Übrigens: Auch in Innsbruck wurde bereits im Kino gestrickt. Und zwar im Metropol. „Aber die Filme liefen immer nur am Nachmittag. Für arbeitende Leut ist das halt eine blöde Zeit“, sagt Margit, die – wie ihre centralen Mitstrickerinnen – mehr als offen für die Einführung einer cineastischen Knit-Night wäre. Bei Mario Hueber, dem Geschäftsführer vom Metropol-Kino, stößt sie damit auf offene Ohren. „Die Stricknachmittage im Kino waren damals privat organisiert. Wenn sich wieder jemand findet, der mit so einer Idee an uns herantritt, dann sind wir da grundsätzlich ganz offen“, sagt Hueber. Wohlfühlfilme gäb’s ja zur Genüge und an der strickenden Zielgruppe dürfte es auch nicht mangeln.

Knitting is a science.

Zurück im Café Central, zückt Karin gerade ihre Edelstahlnadeln, die sie in einem schmucken Etui verstaut hat. Knapp 180 Euro kosten die Dinger. „Stricken ist kein billiges Hobby: Ein gutes Knäuel Wolle kostet gerne mal 20 Euro. Bei einem Pulli bist du da allein mit den Materialkosten bald mal bei mehreren 100 Euro“, sagt Karin, die in ihrer Freizeit selber Wolle färbt, Strick- und Häkelanleitungen schreibt und verkauft und auf Instagram unter @rock-sheep_wolle ihre Leidenschaft zur Schau trägt. Dass das Stricken sein angestaubtes Image längst verloren hat, ist laut Karin in erster Linie dem World Wide Web zu verdanken. „Die Anleitungen, die man im Internet findet, haben überhaupt nichts mehr mit dem Stricken unserer Omas zu tun. Es eröffnen sich jetzt unfassbar coole Möglichkeiten, die es früher einfach nicht gab“, sagt sie und vertieft sich wieder in eine Anleitung, die ob ihrer Komplexität den Laien mehr als ratlos zurücklässt. Nichts da mit zwei links, drei rechts. Knitting is a cience.
„Die Stricksprache ist Englisch. Wenn man uns zuhört, könnte man meinen, dass da ein paar Computernerds beisammen sitzen“, lacht die Knit-Fluencerin. Steffi lacht auch. Nämlich über sich selbst und ihre Tendenz, laut vom „Knitten“ und vom „Purlen“ zu reden. Noch lieber spricht sie aktuell aber grad über die „Sock Madness“, bei der Teile der Gruppe ganz fanatisch mitmischen. Die Vorrunde zum Sockenschnellstrick-Wettbewerb ist bereits geschafft. Jetzt müssen „nur“ noch sieben weitere Runden überstanden werden, damit man am Ende dann was eigentlich gewinnt? „Die Ehre“, sagt Steffi. Und lacht schon wieder. Knitting is obviously fun too!

Trendiges Schneuztüchl.

Für Mette Wendelboe Okkels ist Stricken obendrein ein Megageschäft. Die dänische Designerin, die hinter dem erfolgreichen Label „PetiteKnit“ steckt, entwirft und verkauft seit knapp zehn Jahren Strickmuster für Frauen, Männer und Kinder jeden Alters. Und hat sich damit eine goldene Nase verdient. So geht die Anleitung für den europaweit gehypten „Sophie Scarf“ auf ihre Kappe: Das putzige Strickhalstuch in Mini-Schalform hat sich in den vergangenen Monaten zum Must-have für Fashionistas gemausert und Okkels’ Kontostand damit noch weiter nach oben getrieben. Denn arm war die Dänin, der auf Instagram mehr als 1,2 Millionen Menschen folgen, davor auch nicht.

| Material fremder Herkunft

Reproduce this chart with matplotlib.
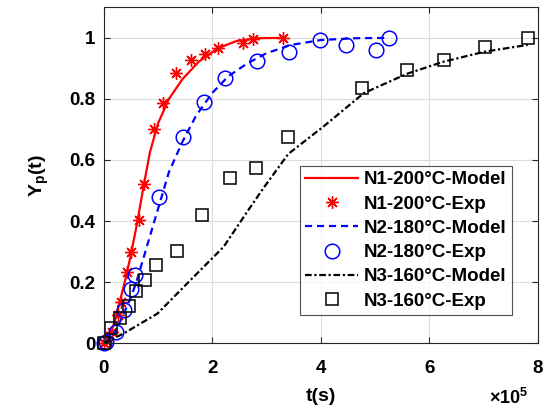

Im Café Central schneidet der „Sophie Scarf“ indes nicht so prächtig ab. „Das ist doch nur ein Schneuztüchl“, moniert Steffi. „Ein totales Anfängerding“, ereifert sich Elisabeth. „Unter unserer Würde“, resümiert Karin. So was bekämen die woll-lustigen Damen auch mit geschlossenen Augen hin. Oder unterm Tisch beim nächsten Teams-Meeting.